Apart from long-term pollution-related implications, the plastic-filled seas pose great risks to marine species. Besides, the non-biodegradable garbage finally washes up on the beaches after floating in the seas for a long time. The sea creatures face lots of hazards from these marine pollutants. Those include entanglement of dolphins and turtles in the plastic materials. Some of them may swallow those objects. The most alarming aspect of the plastic-infestation of marine water is disintegration of the debris into tiny particles. The plastic objects in this normally undetectable form can be absorbed by microscopic invertebrates.
The study collects relevant data from over 100 countries with coastlines on the Atlantic, the Pacific and the Indian Oceans, and the Mediterranean and the Black Seas. The survey has listed the world's 20 biggest sources of mismanaged plastic waste. Bangladesh has been ranked 10th with 867,879 tonnes of plastic debris. Surprisingly, the top 20 include low and middle-income countries. The US stands at the 20th position. It may appear striking to many that India is not among these 20 countries.
Unlike the scenario of greenhouse gas emission, in which the US emerges as a major polluter, the industrialised giant emerges here with a clean chit. It's clear that the country-wise positions in the list have much to do with the degree of awareness of the issue on the part of the people living there. We can believe that the US has stringent laws in place in so far as pollution of sea water is concerned. Moreover, the developed nations have the necessary technical know-how and infrastructure for proper disposal of their plastic litter. Recycling is integral to their industrial march. On these critical counts, the poorer and developing nations perform sloppily.
As the list of marine-water pollutant countries reveals, the worst offenders are located in Asia and Africa. They are China, Indonesia, the Philippines, Vietnam, Sri Lanka, Thailand, Egypt, Malaysia, Nigeria and Bangladesh. As it finds, China is behind releasing 28 per cent of all mismanaged plastic wastes.
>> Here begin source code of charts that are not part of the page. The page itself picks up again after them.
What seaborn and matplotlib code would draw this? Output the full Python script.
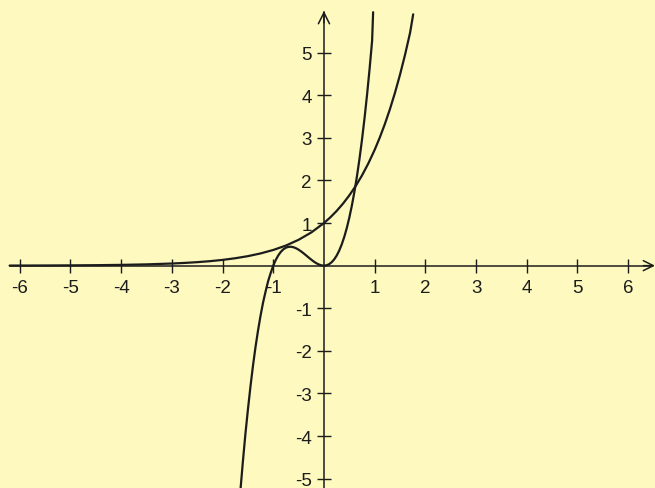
import matplotlib
matplotlib.use("Agg")
import matplotlib.pyplot as plt
import seaborn as sns
import pandas as pd

# Values
cubic_x = [-1.65, -1.6, -1.55, -1.5, -1.45, -1.4, -1.35, -1.3, -1.25, -1.2, -1.15, -1.1, -1.05,
           -1.0, -0.95, -0.9, -0.85, -0.8, -0.75, -0.7, -0.65, -0.6, -0.55, -0.5, -0.45, -0.4,
           -0.35, -0.3, -0.25, -0.2, -0.15, -0.1, -0.05, 0.0, 0.05, 0.1, 0.15, 0.2, 0.25, 0.3,
           0.35, 0.4, 0.45, 0.5, 0.55, 0.6, 0.65, 0.7, 0.75, 0.8, 0.85, 0.9, 0.95, 0.97]
cubic_y = [-5.31, -4.61, -3.96, -3.38, -2.84, -2.35, -1.91, -1.52, -1.17, -0.86, -0.60, -0.36, -0.17,
           0.0, 0.135, 0.243, 0.325, 0.384, 0.422, 0.441, 0.444, 0.432, 0.408, 0.375, 0.334, 0.288,
           0.239, 0.189, 0.141, 0.096, 0.057, 0.027, 0.007, 0.0, 0.008, 0.033, 0.078, 0.144, 0.234, 0.351,
           0.496, 0.672, 0.881, 1.125, 1.407, 1.728, 2.091, 2.499, 2.953, 3.456, 4.010, 4.617, 5.280, 5.95]

exp_x = [-6.2, -6.0, -5.5, -5.0, -4.5, -4.0, -3.5, -3.0, -2.75, -2.5, -2.25, -2.0, -1.75, -1.5,
         -1.25, -1.0, -0.75, -0.5, -0.25, 0.0, 0.125, 0.25, 0.375, 0.5, 0.625, 0.75, 0.875, 1.0,
         1.1, 1.2, 1.3, 1.4, 1.5, 1.6, 1.7, 1.76]
exp_y = [0.002, 0.0025, 0.004, 0.0067, 0.011, 0.018, 0.030, 0.050, 0.064, 0.082, 0.105, 0.135, 0.174, 0.223,
         0.287, 0.368, 0.472, 0.607, 0.779, 1.0, 1.133, 1.284, 1.455, 1.649, 1.868, 2.117, 2.399, 2.718,
         3.004, 3.320, 3.669, 4.055, 4.482, 4.953, 5.474, 5.90]

x_ticks = [-6, -5, -4, -3, -2, -1, 1, 2, 3, 4, 5, 6]
y_ticks = [-5, -4, -3, -2, -1, 1, 2, 3, 4, 5]

sns.set_style("white")
plt.rcParams['font.family'] = ['Liberation Sans', 'DejaVu Sans']

bg = '#FDF9BF'
ink = '#1c1c1c'

fig = plt.figure(figsize=(6.55, 4.89), dpi=100, facecolor=bg)
ax = fig.add_axes([0, 0, 1, 1])
ax.set_facecolor(bg)

df_c = pd.DataFrame({'x': cubic_x, 'y': cubic_y})
df_e = pd.DataFrame({'x': exp_x, 'y': exp_y})
sns.lineplot(data=df_c, x='x', y='y', ax=ax, color=ink, lw=1.6, sort=False, estimator=None)
sns.lineplot(data=df_e, x='x', y='y', ax=ax, color=ink, lw=1.6, sort=False, estimator=None)

ax.set_xlim(-6.39, 6.53)
ax.set_ylim(-5.22, 6.26)

for s in ['top', 'right']:
    ax.spines[s].set_visible(False)
for s in ['left', 'bottom']:
    ax.spines[s].set_position(('data', 0))
    ax.spines[s].set_color(ink)
    ax.spines[s].set_linewidth(1.1)
ax.spines['bottom'].set_bounds(-6.2, 6.45)
ax.spines['left'].set_bounds(-5.3, 5.95)

ax.set_xticks(x_ticks)
ax.set_xticklabels([str(v) for v in x_ticks])
ax.set_yticks(y_ticks)
ax.set_yticklabels([str(v) for v in y_ticks])
ax.tick_params(axis='x', bottom=True, top=False, direction='inout', length=9.5, width=1.0,
               colors=ink, labelsize=13.5, pad=5.0)
ax.tick_params(axis='y', left=True, right=False, direction='inout', length=10.5, width=1.0,
               colors=ink, labelsize=13.5, pad=3.5)
ax.set_xlabel('')
ax.set_ylabel('')

# arrow heads
ax.annotate('', xy=(6.53, 0), xytext=(6.3, 0),
            arrowprops=dict(arrowstyle='->', color=ink, lw=1.1, mutation_scale=18,
                            shrinkA=0, shrinkB=0))
ax.annotate('', xy=(0, 5.98), xytext=(0, 5.7),
            arrowprops=dict(arrowstyle='->', color=ink, lw=1.1, mutation_scale=20,
                            shrinkA=0, shrinkB=0))

fig.savefig('out.png', dpi=100, facecolor=bg)
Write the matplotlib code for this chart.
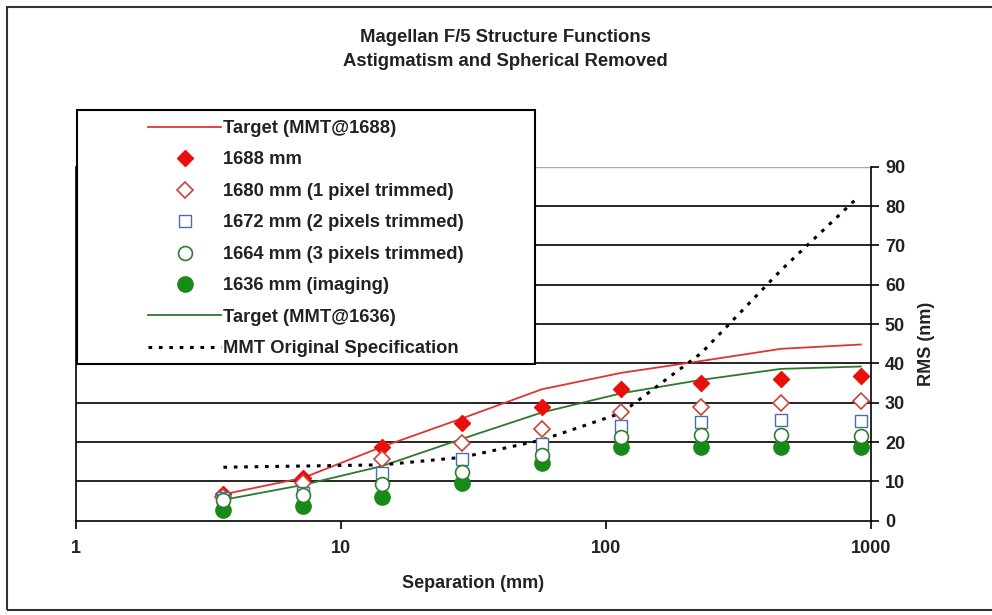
import matplotlib
matplotlib.use("Agg")
import matplotlib.pyplot as plt
from matplotlib.patches import Rectangle

plt.rcParams['font.family'] = ['Liberation Sans', 'DejaVu Sans']
plt.rcParams['font.weight'] = 'bold'

# separation (mm)
separation = [3.6, 7.2, 14.3, 28.6, 57.2, 114.4, 228.8, 457.6, 915.2]

# RMS (nm) per data set
target_1688 = [6.7, 10.9, 18.8, 26.0, 33.4, 37.6, 40.6, 43.7, 44.8]
rms_1688 = [6.7, 10.9, 18.7, 24.9, 28.8, 33.4, 34.9, 35.9, 36.8]
rms_1680 = [6.0, 9.7, 15.6, 19.8, 23.2, 27.7, 28.8, 29.8, 30.5]
rms_1672 = [5.7, 7.0, 12.2, 15.6, 19.5, 24.1, 25.2, 25.6, 25.4]
rms_1664 = [5.3, 6.5, 9.3, 12.5, 16.7, 21.2, 21.8, 21.8, 21.6]
rms_1636 = [2.7, 3.7, 5.9, 9.5, 14.6, 18.8, 18.8, 18.8, 18.8]
target_1636 = [5.3, 9.1, 13.9, 20.8, 27.5, 32.4, 35.8, 38.6, 39.2]
spec_x = [3.6, 7.2, 14.3, 28.6, 57.2, 114.4, 228.8, 457.6, 870.0]
spec_mmt = [13.6, 13.9, 14.2, 16.1, 20.5, 27.4, 42.6, 63.7, 81.5]

W, H = 992, 615
fig = plt.figure(figsize=(W / 100, H / 100), dpi=100)

# outer chart frame
fig.add_artist(Rectangle((7 / W, 1 - 610 / H), 1.1, (610 - 7) / H,
                         transform=fig.transFigure, fill=False,
                         edgecolor='#333333', linewidth=1.5, zorder=0))

ax = fig.add_axes([76 / W, 1 - 520.7 / H, (871 - 76) / W, (520.7 - 166.7) / H])

red_line = '#e0342f'
green_line = '#2b7a2b'

ax.plot(separation, target_1688, color=red_line, lw=1.3, zorder=3,
        label='Target (MMT@1688)')
ax.plot(separation, rms_1688, 'D', color='#e8100c', ms=8.5, zorder=4,
        label='1688 mm')
ax.plot(separation, rms_1680, 'D', mfc='white', mec='#c8453a', mew=1.2,
        ms=8.5, zorder=4, label='1680 mm (1 pixel trimmed)')
ax.plot(separation, rms_1672, 's', mfc='white', mec='#4a6fa8', mew=1.0,
        ms=8.5, zorder=4, label='1672 mm (2 pixels trimmed)')
ax.plot(separation, rms_1664, 'o', mfc='white', mec='#2f7d2f', mew=1.2,
        ms=10, zorder=4, label='1664 mm (3 pixels trimmed)')
ax.plot(separation, rms_1636, 'o', color='#178a17', ms=11, zorder=3.5,
        label='1636 mm (imaging)')
ax.plot(separation, target_1636, color=green_line, lw=1.3, zorder=3,
        label='Target (MMT@1636)')
ax.plot(spec_x, spec_mmt, color='black', lw=2.2, ls=(0, (1.2, 2.2)),
        zorder=3, label='MMT Original Specification')

ax.set_xscale('log')
ax.set_xlim(1, 1000)
ax.set_ylim(0, 90)
ax.set_xticks([1, 10, 100, 1000])
ax.set_xticklabels(['1', '10', '100', '1000'])
ax.minorticks_off()
ax.set_yticks(range(0, 100, 10))

for v in range(10, 90, 10):
    ax.axhline(v, color='black', lw=1.2, zorder=1)
ax.axhline(90, color='#aaaaaa', lw=1.0, zorder=1)

ax.yaxis.tick_right()
ax.yaxis.set_label_position('right')
ax.spines['top'].set_visible(False)
for side in ['left', 'right', 'bottom']:
    ax.spines[side].set_linewidth(1.2)
    ax.spines[side].set_color('black')

ax.tick_params(axis='y', direction='out', length=6, width=1.2, pad=4,
               labelsize=13, colors='black', left=False, right=True)
ax.tick_params(axis='x', direction='out', length=6, width=1.2, pad=8,
               labelsize=13, colors='black')
for lbl in ax.get_xticklabels() + ax.get_yticklabels():
    lbl.set_fontweight('bold')
    lbl.set_color('#222222')

ax.set_ylabel('RMS (nm)', fontsize=13, fontweight='bold', labelpad=9,
              color='#222222')
ax.set_xlabel('Separation (mm)', fontsize=13, fontweight='bold',
              labelpad=13, color='#222222')

fig.text(505 / W, 1 - 38 / H, 'Magellan F/5 Structure Functions',
         ha='center', va='center', fontsize=13.3, fontweight='bold',
         color='#222222')
fig.text(505 / W, 1 - 62 / H, 'Astigmatism and Spherical Removed',
         ha='center', va='center', fontsize=13.3, fontweight='bold',
         color='#222222')

# legend box covering the upper-left of the plot
fig.add_artist(Rectangle((77 / W, 1 - 364 / H), (535 - 77) / W,
                         (364 - 110) / H, transform=fig.transFigure,
                         facecolor='white', edgecolor='black',
                         linewidth=1.5, zorder=2))
handles, labels = ax.get_legend_handles_labels()
leg = fig.legend(handles, labels, loc='upper left',
                 bbox_to_anchor=(148 / W, 1 - 120 / H), frameon=False,
                 borderpad=0, borderaxespad=0, handlelength=4.0,
                 handletextpad=0.1, labelspacing=0.79,
                 prop={'size': 13.2, 'weight': 'bold'})
leg.set_zorder(5)
for t in leg.get_texts():
    t.set_color('#222222')

fig.savefig('out.png', dpi=100)
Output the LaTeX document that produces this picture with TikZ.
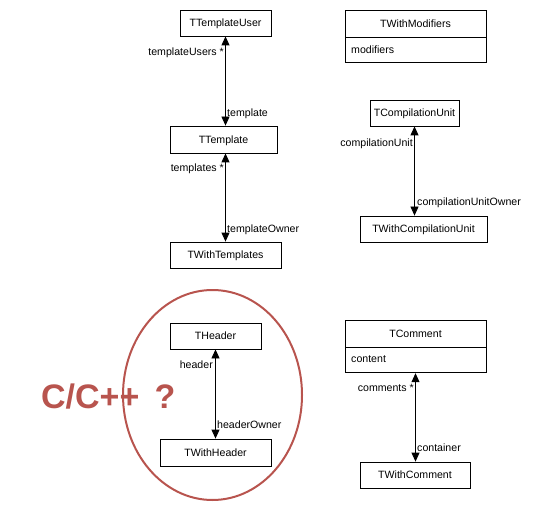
\documentclass[tikz,border=0pt]{standalone}
\usepackage{fontspec}
\setmainfont{Liberation Sans}
\usetikzlibrary{arrows.meta,calc}
\definecolor{cred}{RGB}{184,84,78}
\tikzset{
  cls/.style={draw=black, line width=0.8pt, fill=white, inner sep=0pt, text height=7.6pt, text depth=0pt, font=\fontsize{10.6}{12}\selectfont},
  lbl/.style={inner sep=0pt, text height=7.6pt, text depth=0pt, font=\fontsize{10.6}{12}\selectfont},
  assoc/.style={line width=0.8pt, {Triangle[length=9pt,width=8pt]}-{Triangle[length=9pt,width=8pt]}},
}
\begin{document}
\begin{tikzpicture}[x=1pt,y=-1pt]
\useasboundingbox (0,0) rectangle (534,510);
% left column
\node[cls, minimum width=91pt, minimum height=26pt] (tuser) at (225.5,23) {TTemplateUser};
\node[cls, minimum width=107pt, minimum height=27pt] (ttempl) at (223.5,139.5) {TTemplate};
\node[cls, minimum width=111pt, minimum height=26pt] (twtempl) at (225.5,255) {TWithTemplates};
\draw[assoc] (tuser.south) -- (ttempl.north -| tuser.south);
\draw[assoc] (ttempl.south -| tuser.south) -- (twtempl.north -| tuser.south);
\node[lbl, anchor=east] (l1) at (224,52) {templateUsers *};
\node[lbl, anchor=west] (l2) at (227,113) {template};
\node[lbl, anchor=east] (l3) at (224,168) {templates *};
\node[lbl, anchor=west] (l4) at (227,229) {templateOwner};
% right column top
\node[cls, minimum width=141pt, minimum height=27pt] (tmod) at (415.5,23.5) {TWithModifiers};
\node[cls, minimum width=141pt, minimum height=25pt, anchor=north] (tmodc) at (tmod.south) {};
\node[lbl, anchor=west] (lmod) at (351,49.5) {modifiers};
\node[cls, minimum width=89pt, minimum height=26pt] (tcu) at (414.5,113) {TCompilationUnit};
\node[cls, minimum width=127pt, minimum height=26pt] (twcu) at (423.5,229) {TWithCompilationUnit};
\draw[assoc] (tcu.south) -- (twcu.north -| tcu.south);
\node[lbl, anchor=east] (l5) at (413,143) {compilationUnit};
\node[lbl, anchor=west] (l6) at (417,202) {compilationUnitOwner};
% header
\node[cls, minimum width=91pt, minimum height=26pt] (thead) at (215.5,336) {THeader};
\node[cls, minimum width=111pt, minimum height=27pt] (twhead) at (215.5,452.5) {TWithHeader};
\draw[assoc] (thead.south) -- (twhead.north);
\node[lbl, anchor=east] (l7) at (213,365) {header};
\node[lbl, anchor=west] (l8) at (217,425) {headerOwner};
% comment
\node[cls, minimum width=141pt, minimum height=27pt] (tcom) at (415.5,333.5) {TComment};
\node[cls, minimum width=141pt, minimum height=25pt, anchor=north] (tcomc) at (tcom.south) {};
\node[lbl, anchor=west] (lcont) at (351,359) {content};
\node[cls, minimum width=110pt, minimum height=26pt] (twcom) at (415,475) {TWithComment};
\draw[assoc] (tcomc.south) -- (twcom.north -| tcomc.south);
\node[lbl, anchor=east] (l9) at (414,388) {comments *};
\node[lbl, anchor=west] (l10) at (417,448) {container};
% C/C++ ? annotation
\node[inner sep=0pt, anchor=west, text=cred, font=\fontsize{34}{36}\selectfont\bfseries] (cq) at (41,397) {C/C++\hspace{0.45em}?};
\draw[cred, line width=2pt] (212.5,395) ellipse [x radius=89.5pt, y radius=105pt];
\end{tikzpicture}
\end{document}
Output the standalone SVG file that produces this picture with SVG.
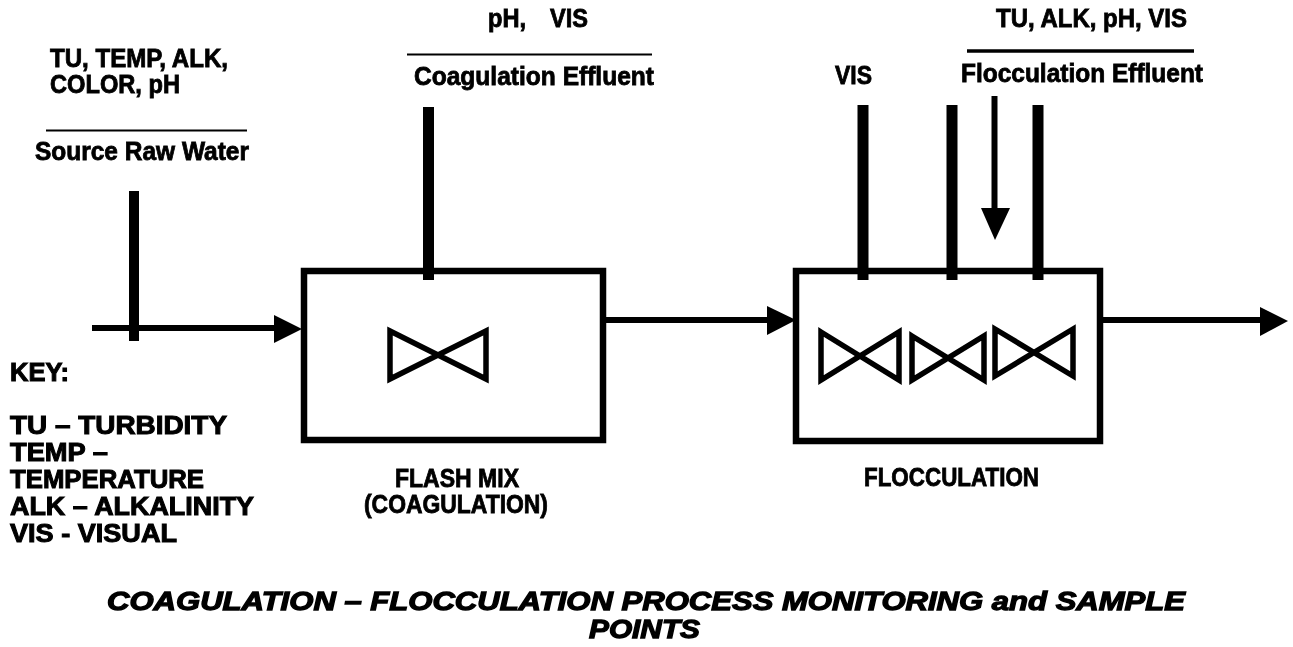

It is followed by Indonesia with 10 per cent. The study predicts the plastic pollution of the seas worldwide could rise tenfold by the year 2025.
Given the continued emphasis on industrial development in the countries irrespective of economic status, the production of synthetic objects has undergone a phenomenal rise. In line with this, plastic goods having varied uses are coming out of manufacturing units. Upon the end of their usability, a vast number of them are drained into the sea through water channels.
The low-income countries with coastal lines are highly vulnerable to the plastic menace. But the problem is the environmental damages are not limited to a particular country only. The plastic hazard has the grave potential for spreading to the littoral state-territories that have so far been free of it.
Perhaps realising this and other consequences, the study leader Jenna Jambeck of the University of Georgia, USA, has stressed a "combination of local and global efforts" in order to reach an effective solution to the problem. In this regard Ms Jambeck has also referred to job and economic opportunities that may open up after a shift in the style of plastic waste management. Being a middle-income aspirant country with a long coastline, Bangladesh had better prepare itself to fend off a feared plastic invasion of its marine waters. Unfortunately, it belongs to the 20 countries found to be the worst polluters of the seas.